◆ REQUIREMENTS ◆
Give back, exactly as written, the lines from the beginning of the listing through the one that contains "svg.append('rect').attr('x', 6).attr('y', 3).attr('width', W".
-- begin --
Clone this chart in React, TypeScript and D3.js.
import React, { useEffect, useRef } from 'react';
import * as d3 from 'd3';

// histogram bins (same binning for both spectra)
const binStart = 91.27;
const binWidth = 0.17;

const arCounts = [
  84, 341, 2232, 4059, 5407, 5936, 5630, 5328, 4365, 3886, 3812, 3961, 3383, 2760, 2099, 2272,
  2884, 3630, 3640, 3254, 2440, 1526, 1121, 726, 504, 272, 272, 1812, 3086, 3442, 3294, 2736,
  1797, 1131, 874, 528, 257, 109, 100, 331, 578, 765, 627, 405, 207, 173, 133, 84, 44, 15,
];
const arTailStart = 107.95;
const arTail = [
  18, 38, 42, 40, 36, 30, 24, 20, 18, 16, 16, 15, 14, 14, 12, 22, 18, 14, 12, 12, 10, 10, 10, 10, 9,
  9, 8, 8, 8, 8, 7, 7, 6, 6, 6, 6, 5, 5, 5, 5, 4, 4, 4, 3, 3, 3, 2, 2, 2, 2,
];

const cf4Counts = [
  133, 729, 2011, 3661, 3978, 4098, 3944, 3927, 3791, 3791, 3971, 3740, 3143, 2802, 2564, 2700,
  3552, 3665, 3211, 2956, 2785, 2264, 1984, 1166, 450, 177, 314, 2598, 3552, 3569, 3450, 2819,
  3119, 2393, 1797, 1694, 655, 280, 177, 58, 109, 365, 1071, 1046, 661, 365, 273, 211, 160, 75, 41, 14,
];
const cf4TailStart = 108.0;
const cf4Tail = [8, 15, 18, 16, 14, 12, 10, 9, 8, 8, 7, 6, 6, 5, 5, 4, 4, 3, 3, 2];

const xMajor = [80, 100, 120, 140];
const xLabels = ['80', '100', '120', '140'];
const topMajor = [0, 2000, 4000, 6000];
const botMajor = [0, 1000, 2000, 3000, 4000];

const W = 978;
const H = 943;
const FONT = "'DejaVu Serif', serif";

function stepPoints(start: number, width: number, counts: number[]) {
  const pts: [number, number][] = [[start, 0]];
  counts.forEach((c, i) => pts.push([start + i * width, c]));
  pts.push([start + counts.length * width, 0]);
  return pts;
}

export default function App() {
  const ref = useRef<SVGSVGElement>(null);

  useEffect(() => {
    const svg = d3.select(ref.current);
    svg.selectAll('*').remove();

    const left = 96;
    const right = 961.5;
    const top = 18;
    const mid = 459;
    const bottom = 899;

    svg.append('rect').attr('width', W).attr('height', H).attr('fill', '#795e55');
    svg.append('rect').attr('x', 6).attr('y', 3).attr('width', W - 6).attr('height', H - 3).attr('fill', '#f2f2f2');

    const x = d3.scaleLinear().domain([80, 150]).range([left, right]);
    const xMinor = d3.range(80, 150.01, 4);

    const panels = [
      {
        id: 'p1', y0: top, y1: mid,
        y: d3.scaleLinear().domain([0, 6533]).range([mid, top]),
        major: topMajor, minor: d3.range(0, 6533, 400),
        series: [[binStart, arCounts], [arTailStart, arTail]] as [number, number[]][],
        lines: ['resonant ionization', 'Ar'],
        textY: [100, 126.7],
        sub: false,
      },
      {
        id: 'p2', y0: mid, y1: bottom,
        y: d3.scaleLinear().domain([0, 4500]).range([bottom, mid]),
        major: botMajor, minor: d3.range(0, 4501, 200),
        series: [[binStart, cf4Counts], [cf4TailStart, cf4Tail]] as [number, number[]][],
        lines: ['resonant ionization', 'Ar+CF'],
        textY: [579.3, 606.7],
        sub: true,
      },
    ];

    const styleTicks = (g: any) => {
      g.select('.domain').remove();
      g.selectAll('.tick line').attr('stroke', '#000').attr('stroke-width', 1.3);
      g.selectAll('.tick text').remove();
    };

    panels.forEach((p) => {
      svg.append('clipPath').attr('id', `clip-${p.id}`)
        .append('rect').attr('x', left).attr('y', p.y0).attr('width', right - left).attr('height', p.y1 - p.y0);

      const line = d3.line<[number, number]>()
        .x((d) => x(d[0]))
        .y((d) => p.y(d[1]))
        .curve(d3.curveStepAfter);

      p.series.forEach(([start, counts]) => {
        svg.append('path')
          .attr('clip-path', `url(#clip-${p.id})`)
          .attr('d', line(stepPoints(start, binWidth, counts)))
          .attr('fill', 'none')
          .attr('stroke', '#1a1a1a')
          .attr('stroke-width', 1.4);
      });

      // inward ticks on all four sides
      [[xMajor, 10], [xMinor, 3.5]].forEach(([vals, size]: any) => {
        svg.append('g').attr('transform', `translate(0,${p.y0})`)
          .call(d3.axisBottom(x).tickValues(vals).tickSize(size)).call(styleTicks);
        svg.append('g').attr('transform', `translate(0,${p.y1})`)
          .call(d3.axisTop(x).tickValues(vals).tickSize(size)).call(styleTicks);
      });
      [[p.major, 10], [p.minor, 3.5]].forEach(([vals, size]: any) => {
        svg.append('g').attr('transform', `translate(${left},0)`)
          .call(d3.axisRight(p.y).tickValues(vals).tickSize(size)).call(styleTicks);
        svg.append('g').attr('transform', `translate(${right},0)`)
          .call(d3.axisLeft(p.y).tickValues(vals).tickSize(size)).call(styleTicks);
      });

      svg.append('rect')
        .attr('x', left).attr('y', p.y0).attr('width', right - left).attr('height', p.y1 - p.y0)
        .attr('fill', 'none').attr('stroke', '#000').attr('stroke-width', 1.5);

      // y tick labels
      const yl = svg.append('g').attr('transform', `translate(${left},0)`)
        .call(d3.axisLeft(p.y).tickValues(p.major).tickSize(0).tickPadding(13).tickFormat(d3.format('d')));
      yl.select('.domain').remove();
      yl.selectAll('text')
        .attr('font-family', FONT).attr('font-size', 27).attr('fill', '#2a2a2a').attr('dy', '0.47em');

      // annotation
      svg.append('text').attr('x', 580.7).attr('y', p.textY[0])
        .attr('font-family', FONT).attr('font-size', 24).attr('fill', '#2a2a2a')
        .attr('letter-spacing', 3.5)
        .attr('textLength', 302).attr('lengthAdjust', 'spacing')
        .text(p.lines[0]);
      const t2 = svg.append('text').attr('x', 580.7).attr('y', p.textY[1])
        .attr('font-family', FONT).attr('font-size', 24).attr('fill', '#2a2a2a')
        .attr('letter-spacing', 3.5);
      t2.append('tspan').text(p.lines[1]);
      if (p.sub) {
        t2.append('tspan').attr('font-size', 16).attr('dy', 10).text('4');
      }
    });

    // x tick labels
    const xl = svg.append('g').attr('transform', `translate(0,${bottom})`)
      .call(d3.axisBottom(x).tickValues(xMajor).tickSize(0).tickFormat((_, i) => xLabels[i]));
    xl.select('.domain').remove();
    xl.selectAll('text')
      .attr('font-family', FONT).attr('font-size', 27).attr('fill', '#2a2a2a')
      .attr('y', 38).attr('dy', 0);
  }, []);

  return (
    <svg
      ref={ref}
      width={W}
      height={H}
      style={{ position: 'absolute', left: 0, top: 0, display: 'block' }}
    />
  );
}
-- end --
◆ OUTPUT OF THE EXERCISE ◆
Clone this chart in React, TypeScript and D3.js.
import React, { useEffect, useRef } from 'react';
import * as d3 from 'd3';

// histogram bins (same binning for both spectra)
const binStart = 91.27;
const binWidth = 0.17;

const arCounts = [
  84, 341, 2232, 4059, 5407, 5936, 5630, 5328, 4365, 3886, 3812, 3961, 3383, 2760, 2099, 2272,
  2884, 3630, 3640, 3254, 2440, 1526, 1121, 726, 504, 272, 272, 1812, 3086, 3442, 3294, 2736,
  1797, 1131, 874, 528, 257, 109, 100, 331, 578, 765, 627, 405, 207, 173, 133, 84, 44, 15,
];
const arTailStart = 107.95;
const arTail = [
  18, 38, 42, 40, 36, 30, 24, 20, 18, 16, 16, 15, 14, 14, 12, 22, 18, 14, 12, 12, 10, 10, 10, 10, 9,
  9, 8, 8, 8, 8, 7, 7, 6, 6, 6, 6, 5, 5, 5, 5, 4, 4, 4, 3, 3, 3, 2, 2, 2, 2,
];

const cf4Counts = [
  133, 729, 2011, 3661, 3978, 4098, 3944, 3927, 3791, 3791, 3971, 3740, 3143, 2802, 2564, 2700,
  3552, 3665, 3211, 2956, 2785, 2264, 1984, 1166, 450, 177, 314, 2598, 3552, 3569, 3450, 2819,
  3119, 2393, 1797, 1694, 655, 280, 177, 58, 109, 365, 1071, 1046, 661, 365, 273, 211, 160, 75, 41, 14,
];
const cf4TailStart = 108.0;
const cf4Tail = [8, 15, 18, 16, 14, 12, 10, 9, 8, 8, 7, 6, 6, 5, 5, 4, 4, 3, 3, 2];

const xMajor = [80, 100, 120, 140];
const xLabels = ['80', '100', '120', '140'];
const topMajor = [0, 2000, 4000, 6000];
const botMajor = [0, 1000, 2000, 3000, 4000];

const W = 978;
const H = 943;
const FONT = "'DejaVu Serif', serif";

function stepPoints(start: number, width: number, counts: number[]) {
  const pts: [number, number][] = [[start, 0]];
  counts.forEach((c, i) => pts.push([start + i * width, c]));
  pts.push([start + counts.length * width, 0]);
  return pts;
}

export default function App() {
  const ref = useRef<SVGSVGElement>(null);

  useEffect(() => {
    const svg = d3.select(ref.current);
    svg.selectAll('*').remove();

    const left = 96;
    const right = 961.5;
    const top = 18;
    const mid = 459;
    const bottom = 899;

    svg.append('rect').attr('width', W).attr('height', H).attr('fill', '#795e55');
    svg.append('rect').attr('x', 6).attr('y', 3).attr('width', W - 6).attr('height', H - 3).attr('fill', '#f2f2f2');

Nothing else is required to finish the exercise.